21 de julho de 2011

Viajar lendo

Da leitura e a viagem: um périplo pelas letras portuguesas
Raffaella Bortolotto - A Gazeta da Casa, Ano III, Junho de 2010


O que é a leitura se não uma viagem?   Ler é isso, viajar, é a gente se encontrar conosco no olhar do outro, para além do limite espaço-temporal. Folhear as páginas de um livro é uma aventura contínua que abre as portas da nossa mente, ajuda-nos a acharmos as respostas às nossas perguntas, leva-nos para outros países; é descoberta, é beleza, é fascínio.


E eu quis fazê-lo nas asas da língua portuguesa à procura das suas maravilhas, num diálogo sem voz direto com o meu narrador, sem intermediários.
Tenho viajado para dentro e no espaço exterior, ultrapassando as fronteiras geográficas por meio de um idioma que é pátria comum de autores de grande talento, às vezes desconhecidos pela maioria do público. Buscava tesouros e os encontrei.


Assim, no Rio de Janeiro de Machado de Assis assisti à missa do galo, brindei pelo ano novo com Rubem Fonseca, embaquei no navio de Cecília Meireles e marchei ao passo do coração andarilho de Nélida Piñón. Em Minas Gerais, Adélia Prado me ensinou qual é a coisa mais fina do mundo, marquei um encontro com Fernando Sabino, compartilhei minha paixão pela poesia, o pôr-do-sol e o canto dos ventos com Carlos Drummond de Andrade, e imaginei o céu do “grande sertão de João Guimarães Rosa. No Brasil, ainda, percorri o território gaúcho de Erico Veríssimo no cavalo do seu capitão Rodrigo e explorei a paisagem da infância de Milton Hatoum, descobrindo as cores da Amazônia, sua flora, seus sabores, seus cheiros. Além disso, sentei-me perto do coração selvagem de Clarice Lispector e fiquei fascinada pela sua prosa poética, pela sua genialidade, por aquela sua rara profundidade de olhar que sugere um universo de sensações. Também sonhei em casa com o baiano Jorge Amado, esse excelente contador de histórias que nos mostra um Brasil cheio de África. E mesmo desse continente imenso ouvi vozes que me levaram até a Angola de Ana Paula Ribeiro Tavares e Ondjaki, e o Moçambique de Mia Couto e Luis Bernardo Honwana. Aí conheci máscaras, tranças, sons e tambores, com um colar de missangas em volta do pescoço.

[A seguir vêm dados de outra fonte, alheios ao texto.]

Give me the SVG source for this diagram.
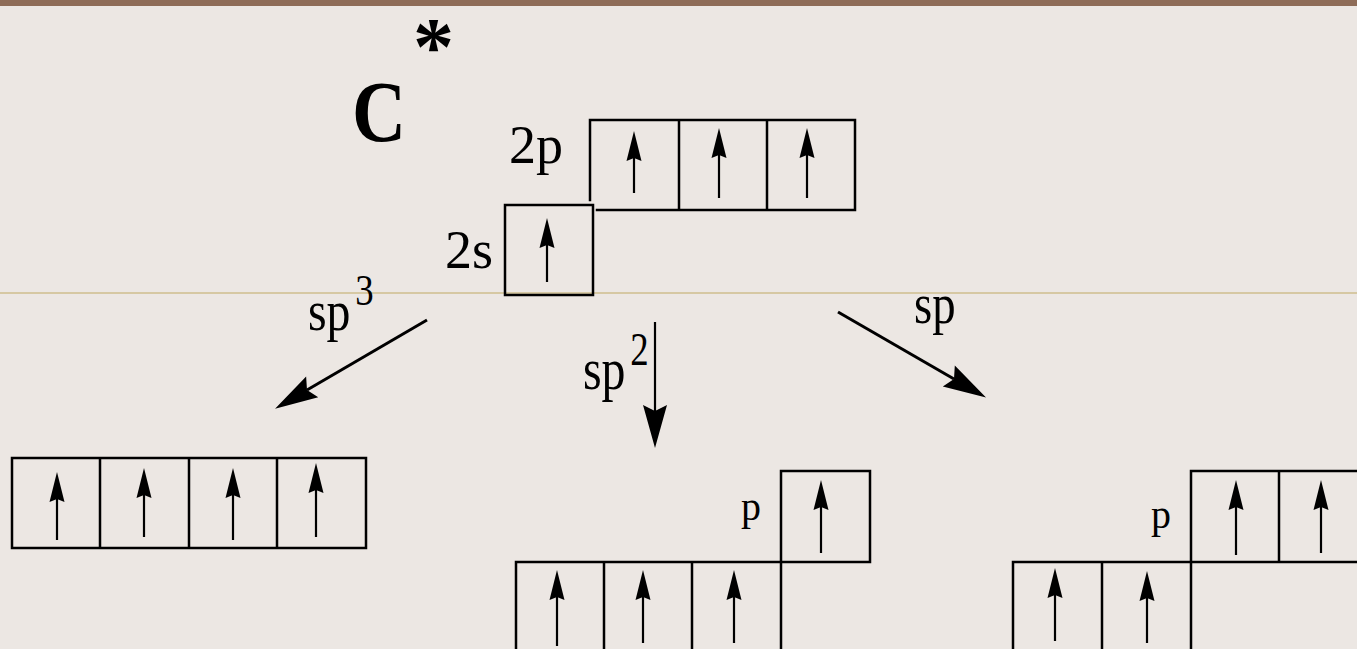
<svg xmlns="http://www.w3.org/2000/svg" width="1357" height="649" viewBox="0 0 1357 649">
<style>
.bx{fill:none;stroke:#000;stroke-width:2.5;stroke-linecap:square}
.e{stroke:#000;stroke-width:2.2;fill:none;marker-end:url(#sa)}
.c{stroke:#000;fill:none;marker-end:url(#ba)}
.t{font-family:"Liberation Serif","Times New Roman",serif;fill:#000}
</style>
<defs>
<marker id="sa" markerUnits="userSpaceOnUse" viewBox="-4 -9 32 18" markerWidth="32" markerHeight="18" refX="0" refY="0" orient="auto">
<path d="M27,0 L-3,-7.5 L0,0 L-3,7.5 Z" fill="#000"/>
</marker>
<marker id="ba" markerUnits="userSpaceOnUse" viewBox="-8 -14 46 28" markerWidth="46" markerHeight="28" refX="0" refY="0" orient="auto">
<path d="M37,0 L-6,-12 L0,0 L-6,12 Z" fill="#000"/>
</marker>
</defs>
<rect width="1357" height="649" fill="#ECE7E3"/>
<rect width="1357" height="6" fill="#8E6C58"/>
<line x1="0" y1="293" x2="1357" y2="293" stroke="#CFBE8E" stroke-width="1.6"/>

<g id="title">
<text class="t" font-weight="bold" font-size="86" transform="translate(352,141) scale(0.87,1)">C</text>
<text class="t" font-weight="bold" font-size="82" x="413" y="74">*</text>
</g>

<g id="ground-2p">
<text class="t" font-size="54" x="509" y="163">2p</text>
<path class="bx" d="M590,200 V120 H855 V210 H597 M679,120 V210 M767,120 V210"/>
<line class="e" x1="634" y1="193" x2="634" y2="158"/>
<line class="e" x1="719" y1="198" x2="719" y2="155"/>
<line class="e" x1="807" y1="198" x2="807" y2="155"/>
</g>

<g id="ground-2s">
<text class="t" font-size="54" x="445" y="268">2s</text>
<rect class="bx" x="505" y="205" width="88" height="90"/>
<line class="e" x1="547" y1="282" x2="547" y2="245"/>
</g>

<g id="sp3">
<path class="bx" d="M12,458 H366 V548 H12 Z M100,458 V548 M189,458 V548 M277,458 V548"/>
<line class="e" x1="57" y1="540" x2="57" y2="499"/>
<line class="e" x1="144" y1="537" x2="144" y2="495"/>
<line class="e" x1="233" y1="540" x2="233" y2="495"/>
<line class="e" x1="316" y1="537" x2="316" y2="490"/>
</g>

<g id="sp2">
<path class="bx" d="M516,649 V562 H870 V471 H781 V649 M604,562 V649 M692,562 V649"/>
<line class="e" x1="821" y1="553" x2="821" y2="507"/>
<line class="e" x1="557" y1="646" x2="557" y2="597"/>
<line class="e" x1="643" y1="643" x2="643" y2="597"/>
<line class="e" x1="734" y1="643" x2="734" y2="597"/>
<text class="t" font-size="40" x="741" y="520">p</text>
</g>

<g id="sp">
<path class="bx" d="M1013,649 V562 H1360 M1191,649 V471 H1360 M1279,471 V562 M1102,562 V649"/>
<line class="e" x1="1236" y1="555" x2="1236" y2="507"/>
<line class="e" x1="1321" y1="553" x2="1321" y2="507"/>
<line class="e" x1="1055" y1="641" x2="1055" y2="595"/>
<line class="e" x1="1147" y1="643" x2="1147" y2="598"/>
<text class="t" font-size="40" x="1151" y="528">p</text>
</g>

<g id="connectors">
<line class="c" stroke-width="3" x1="427" y1="320" x2="307" y2="390"/>
<line class="c" stroke-width="2.2" x1="655" y1="322" x2="655" y2="411"/>
<line class="c" stroke-width="3" x1="838" y1="312" x2="954" y2="379"/>
</g>

<g id="labels">
<text class="t" font-size="52" transform="translate(308,330) scale(0.92,1.1)">sp<tspan font-size="40" dx="5" dy="-23">3</tspan></text>
<text class="t" font-size="52" transform="translate(583,389) scale(0.92,1.15)">sp<tspan font-size="40" dx="5" dy="-21">2</tspan></text>
<text class="t" font-size="52" transform="translate(914,323) scale(0.9,1.1)">sp</text>
</g>
</svg>
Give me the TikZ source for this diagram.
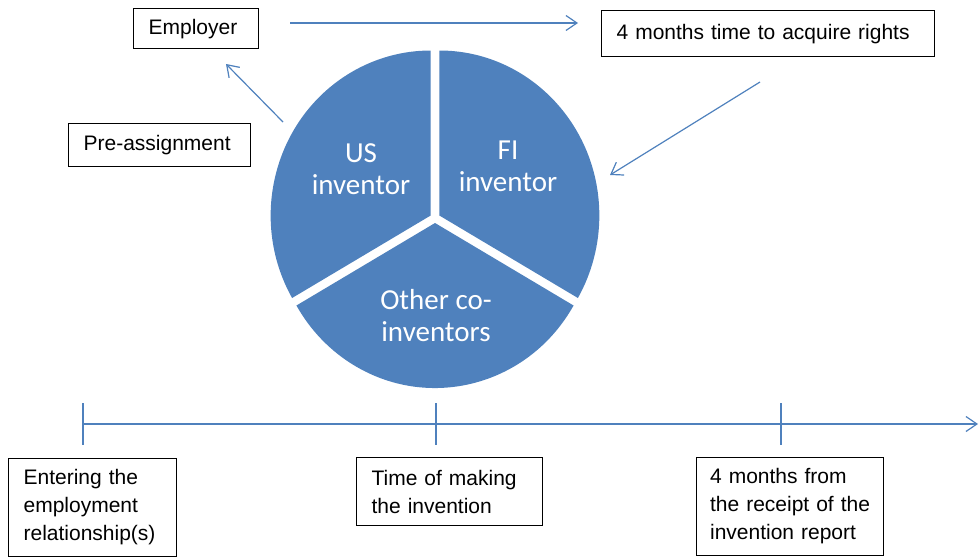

Sempre deste outro lado do Atlântico, cruzei metade da Europa montada no elefante Salomão de José Saramago, voei na chuva com a abelha de Carlos de Oliveira e me perdi à vontade entre as ruas da mágica Lisboa de Fernando Pessoa, aquele grande “fingidor”.

E isso tudo é só o início da aventura, pois ainda me falta percorrer muitas páginas em português, um caminho cuja finalidade com certeza não é um lugar de destino, mas a viagem em si.